Dia juga mengamini perusahaan industri gula rafinasi harus memiliki stok tiap awal tahun. Hal itu dibutuhkan untuk menjaga agar pasokan gula rafinasi kepada industri mamin tetap lancar ketika izin impor GM untuk GKR dari pemerintah terlambat diterbitkan.
Adhi menambahkan, dengan asumsi pengadaan stok awal tahun, kuota izin impor GM untuk GKR untuk tahun ini yang mencapai 2,8 juta ton dipastikan di bawah kebutuhan industri.
Terlebih, kuota izin impor yang disediakan pemerintah pada tahun ini dipangkas dari kuota yang disediakan pada 2018 yang mencapai 3,15 juta ton.
“Kalau untuk mengamankan stok awal tahun saya pastikan kuota yang disediakan pemerintah saat ini kurang,” jelasnya.
Sementara itu, Direktur Industri Makanan, Hasil Laut dan Perikanan Kementerian Perindustrian Enny Ratnaningtyas mengaku belum mendapatkan informasi dari industri gula rafinasi mengenai permintaan tambahan kuota izin impor GM untuk GKR pada semester II/2019.
Dia mengatakan rekomendasi impor GM untuk GKR semester II/2019 yang dikeluarkan Kemenperin mencapai 1,25 juta ton, sesuai dengan keputusan rapat koordinasi (rakor) di Kemenko Perekonomian awal tahun ini.
“Pada dasarnya rekomendasi impor GM untuk GKR masih dapat disesuaikan tiap tahunnya dengan memperhitungkan kebutuhan industri.
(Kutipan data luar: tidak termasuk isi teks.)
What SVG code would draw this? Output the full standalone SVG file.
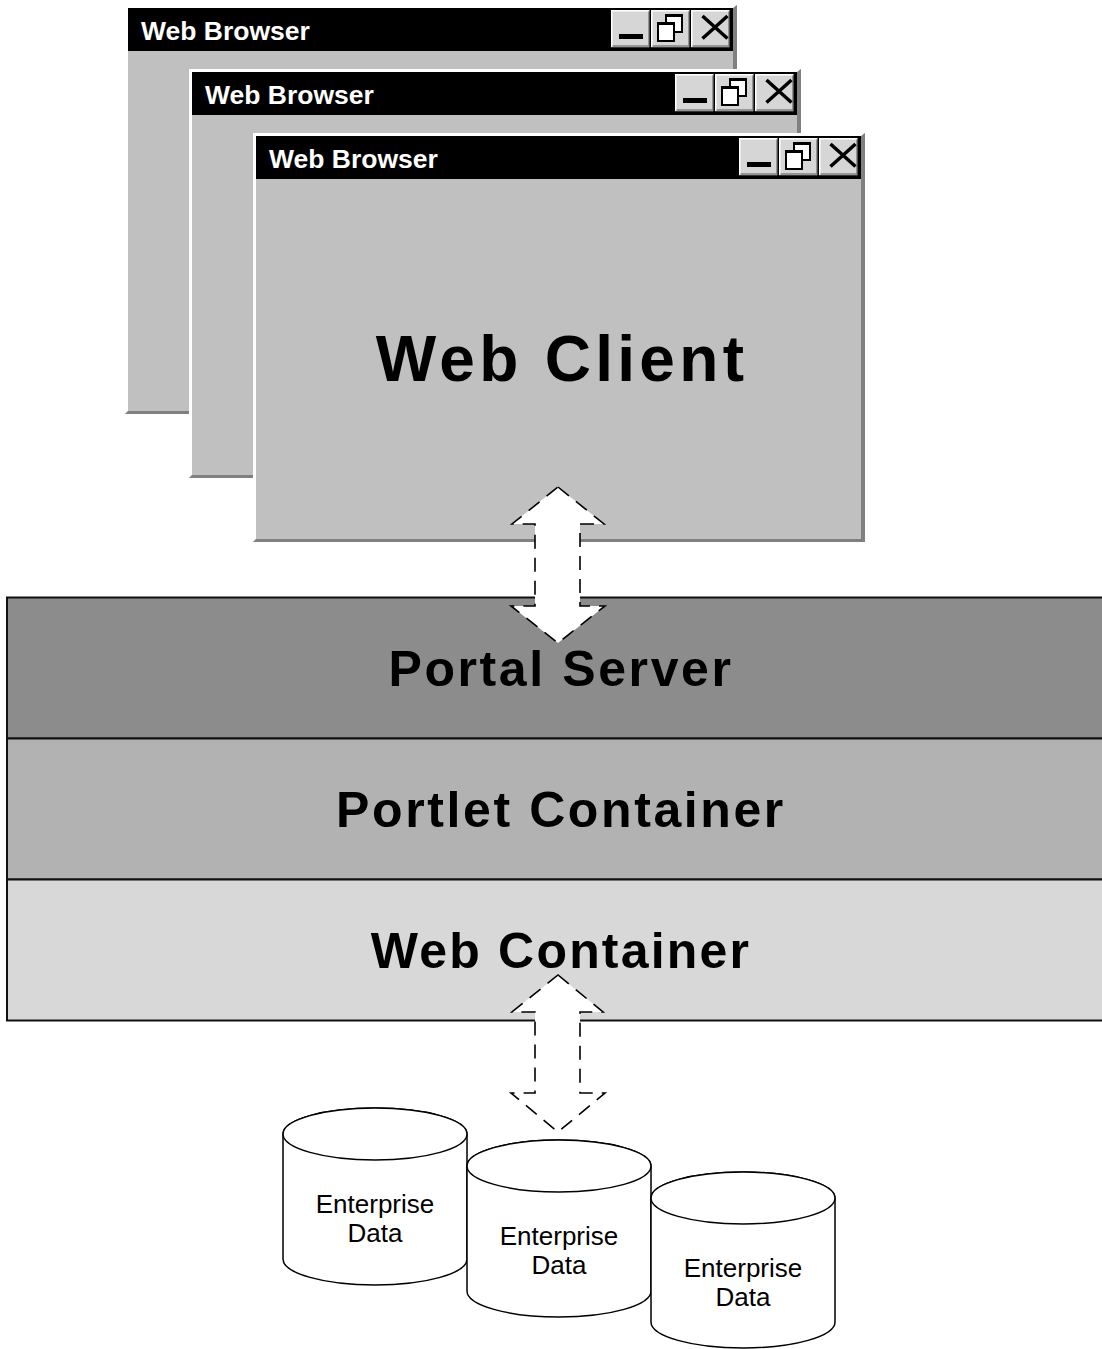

Namun, untuk memutuskan apakah pemerintah mengakomodasi kebutuhan industri tersebut harus melalui rakor di Kemenko,” jelasnya.
Saat dimintai konfirmasi mengenai realisasi impor GM untuk GKR sepanjang semester I/2019 dan semester II/2019 serta kemungkinan adanya tambahan kuota izin impor, Direktur Jenderal Perdagangan Luar Negeri Kementerian Perdagangan Indrasari Wisnu Wardhana tidak memberikan jawaban.
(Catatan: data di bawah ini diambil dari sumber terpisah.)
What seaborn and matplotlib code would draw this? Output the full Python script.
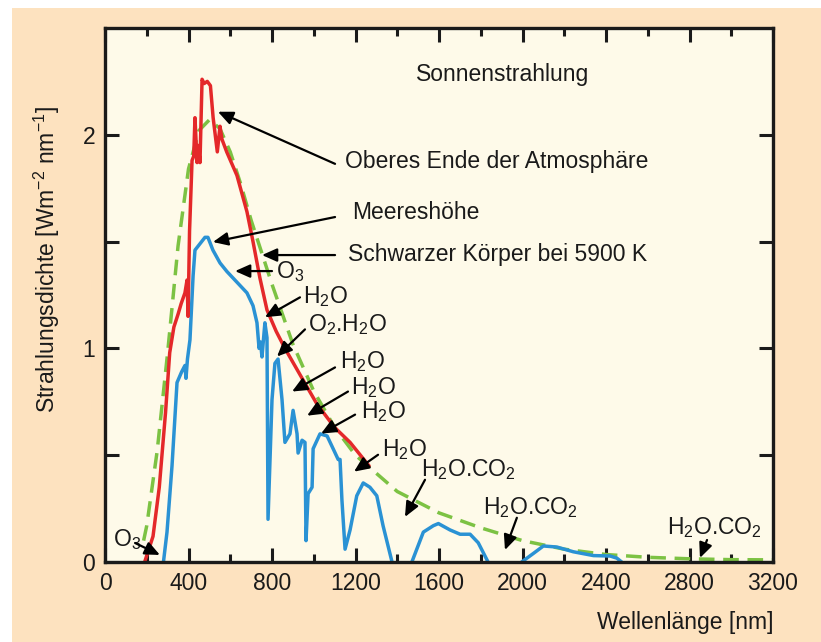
import numpy as np
import pandas as pd
import matplotlib
matplotlib.use("Agg")
import matplotlib.pyplot as plt
from matplotlib.patches import Rectangle
import seaborn as sns

# ---------------- data ----------------
# top of atmosphere (red)
toa_wl = [190, 230, 260, 290, 310, 330, 350, 365, 383, 393, 398, 405, 417, 425, 431, 441,
          447, 455, 465, 475, 490, 505, 518, 538, 551, 560, 583, 632, 680, 709, 742,
          776, 820, 862, 950, 1015, 1100, 1174, 1265]
toa_val = [0.0, 0.12, 0.35, 0.70, 0.98, 1.10, 1.16, 1.21, 1.26, 1.32, 1.15, 1.55, 1.88, 1.90,
           2.08, 1.87, 1.95, 1.87, 2.26, 2.24, 2.25, 2.23, 2.08, 1.92, 2.04, 1.98, 1.92,
           1.81, 1.64, 1.50, 1.33, 1.18, 1.08, 1.00, 0.85, 0.74, 0.63, 0.56, 0.45]

# sea level (blue), three separate bands
sea_seg = ([1] * 56) + ([2] * 9) + ([3] * 9)
sea_wl = [280, 297, 321, 345, 367, 383, 388, 395, 407, 422, 431, 455, 479, 493, 517,
          551, 584, 632, 680, 709, 728, 738, 745, 752, 766, 776, 781, 800, 814, 829,
          848, 862, 886, 901, 920, 925, 944, 958, 963, 973, 992, 997, 1030, 1064, 1093,
          1117, 1126, 1135, 1150, 1174, 1206, 1237, 1269, 1302, 1332, 1375,
          1470, 1525, 1573, 1597, 1653, 1701, 1749, 1788, 1835,
          1996, 2052, 2100, 2165, 2243, 2340, 2420, 2452, 2475]
sea_val = [0.0, 0.14, 0.45, 0.84, 0.89, 0.92, 0.86, 0.95, 1.04, 1.34, 1.46, 1.49, 1.52,
           1.52, 1.46, 1.40, 1.36, 1.31, 1.26, 1.20, 1.12, 1.00, 1.03, 0.96, 1.12, 1.05,
           0.20, 0.76, 0.93, 0.95, 0.76, 0.56, 0.60, 0.71, 0.60, 0.51, 0.57, 0.56, 0.10,
           0.32, 0.35, 0.53, 0.60, 0.59, 0.53, 0.48, 0.48, 0.29, 0.06, 0.15, 0.31, 0.37,
           0.35, 0.31, 0.17, 0.0,
           0.0, 0.14, 0.17, 0.18, 0.15, 0.13, 0.13, 0.09, 0.0,
           0.0, 0.04, 0.075, 0.07, 0.048, 0.03, 0.028, 0.018, 0.0]

# black body 5900 K (green dashed)
bb_wl = [185, 200, 250, 300, 350, 400, 450, 500, 550, 600, 650, 700, 800, 900, 1000,
         1100, 1200, 1400, 1600, 1800, 2000, 2200, 2400, 2600, 2800, 3000, 3200]
bb_val = [0.10, 0.17, 0.52, 0.98, 1.48, 1.84, 2.02, 2.07, 2.03, 1.92, 1.77, 1.60, 1.30,
          1.02, 0.80, 0.63, 0.50, 0.33, 0.23, 0.16, 0.10, 0.06, 0.035, 0.022, 0.015,
          0.011, 0.010]

x_ticks = [0, 400, 800, 1200, 1600, 2000, 2400, 2800, 3200]
y_ticks = [0, 0.5, 1, 1.5, 2]
y_ticklabels = ["0", "", "1", "", "2"]

# annotations: (text, text_x, text_y, tail_x, tail_y, head_x, head_y)
ann_text = ["Oberes Ende der Atmosphäre", "Meereshöhe", "Schwarzer Körper bei 5900 K",
            "O$_3$", "H$_2$O", "O$_2$.H$_2$O", "H$_2$O", "H$_2$O", "H$_2$O", "H$_2$O",
            "H$_2$O.CO$_2$", "H$_2$O.CO$_2$", "H$_2$O.CO$_2$", "O$_3$"]
ann_tx = [1150, 1183, 1164, 819, 948, 972, 1126, 1178, 1226, 1327, 1514, 1811, 2692, 38]
ann_ty = [1.873, 1.634, 1.441, 1.36, 1.244, 1.113, 0.939, 0.817, 0.704, 0.526, 0.432,
          0.254, 0.160, 0.103]
arr_x0 = [1102, 1102, 1102, 800, 934, 958, 1102, 1164, 1198, 1308, 1533, 1973, 2884, 144]
arr_y0 = [1.864, 1.615, 1.437, 1.362, 1.239, 1.089, 0.911, 0.798, 0.690, 0.502, 0.385,
          0.207, 0.103, 0.089]
arr_x1 = [541, 517, 752, 623, 766, 824, 896, 968, 1035, 1193, 1437, 1916, 2850, 263]
arr_y1 = [2.108, 1.498, 1.437, 1.362, 1.146, 0.962, 0.798, 0.685, 0.601, 0.423, 0.211,
          0.056, 0.019, 0.033]

# ---------------- style ----------------
sns.set_style("ticks")
plt.rcParams["font.family"] = ["Liberation Sans", "DejaVu Sans"]
plt.rcParams["mathtext.default"] = "regular"

RED = "#e4282a"
BLUE = "#2a92d4"
GREEN = "#7cc243"
PEACH = "#fde2bf"
AXBG = "#fefae9"
INK = "#1a1a1a"
FS = 16.5

fig = plt.figure(figsize=(8.21, 6.42), dpi=100, facecolor="white")
fig.patches.append(Rectangle((12 / 821, 0), 1 - 12 / 821, (642 - 8) / 642,
                             transform=fig.transFigure, facecolor=PEACH,
                             edgecolor="none", zorder=-10))
ax = fig.add_axes([105 / 821, 80 / 642, 668 / 821, 534 / 642])
ax.set_facecolor(AXBG)

df_bb = pd.DataFrame({"wl": bb_wl, "val": bb_val})
df_sea = pd.DataFrame({"wl": sea_wl, "val": sea_val, "seg": sea_seg})
df_toa = pd.DataFrame({"wl": toa_wl, "val": toa_val})

sns.lineplot(data=df_bb, x="wl", y="val", ax=ax, color=GREEN, lw=2.5,
             linestyle=(0, (4.5, 2.5)), sort=False)
sns.lineplot(data=df_sea, x="wl", y="val", units="seg", estimator=None, ax=ax,
             color=BLUE, lw=2.5, sort=False, solid_joinstyle="round")
sns.lineplot(data=df_toa, x="wl", y="val", ax=ax, color=RED, lw=2.5, sort=False,
             solid_joinstyle="round")

ax.set_xlim(0, 3200)
ax.set_ylim(0, 2.5)
ax.set_xticks(x_ticks)
ax.set_xticks(np.arange(200, 3200, 400), minor=True)
ax.set_yticks(y_ticks)
ax.set_yticklabels(y_ticklabels)
ax.tick_params(which="both", direction="in", top=True, right=True, width=2.2,
               color=INK, labelsize=FS, labelcolor=INK)
ax.tick_params(which="major", length=10, pad=7)
ax.tick_params(which="minor", length=5.5)
for sp in ax.spines.values():
    sp.set_linewidth(2.4)
    sp.set_color(INK)

ax.set_xlabel("Wellenlänge [nm]", fontsize=FS, color=INK, loc="right")
ax.xaxis.set_label_coords(1.0, -0.092)
ax.set_ylabel("Strahlungsdichte [Wm$^{-2}$ nm$^{-1}$]", fontsize=FS, color=INK)
ax.yaxis.set_label_coords(-0.064, 0.566)

ax.text(1906, 2.28, "Sonnenstrahlung", fontsize=FS, ha="center", va="center", color=INK)

for t, tx, ty, x0, y0, x1, y1 in zip(ann_text, ann_tx, ann_ty, arr_x0, arr_y0, arr_x1, arr_y1):
    ax.text(tx, ty, t, fontsize=FS, ha="left", va="center", color=INK)
    ax.annotate("", xy=(x1, y1), xytext=(x0, y0),
                arrowprops=dict(arrowstyle="-|>,head_length=0.45,head_width=0.2",
                                color="black", lw=1.6, mutation_scale=20,
                                shrinkA=0, shrinkB=0))

fig.savefig("out.png", dpi=100, facecolor="white")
Di sisi lain, Ketua Umum Asosiasi Petani Tebu Rakyat Indonesia (APTRI) Soemitro Samadikoen meminta pemerintah tidak gegabah untuk menuruti permintaan tambahan kuota izin impor GM untuk GKR dari industri gula rafinasi.
Pasalnya, dia mengklaim kebutuhan industri mamin terhadap gula rafinasi tiap tahunnya hanya berkisar 2,2 juta ton.
“Kuota izin impor yang diterbitkan pemerintah tahun ini sudah cukup besar dan di atas kebutuhan riil industri mamin. Kalau ditambah lagi, saya khawatir ada gula rafinasi yang tidak didistribusikan untuk industri mamin, melainkan dirembeskan ke pasar konsumen,” ujarnya.
Dia pun meminta pemerintah berkaca pada temuan merembesnya gula rafinasi di pasar konsumen oleh Satuan Tugas (Satgas) Pangan pada Mei lalu. Kala itu, Satgas Pangan mengungkap praktik perdagangan gula rafinasi ilegal sebanyak 390 ton di Jawa Tengah dan Daerah Istimewa Yogyakarta.
Dalam pengungkapan kasus tersebut, Satgas Pangan menemukan adanya keterlibatan pejabat dari salah satu perusahaan anggota AGRI yakni PT Berkah Manis Makmur (BMM) dalam proses perdagangan gula rafinasi ilegal.
Soemitro mengatakan, perembesan gula rafinasi ke pasar konsumen masih marak terjadi. Hal itu dibuktikan dari masih tertahannya sebagian besar gula petani di gudang, dari musim giling Juli—Agustus 2019.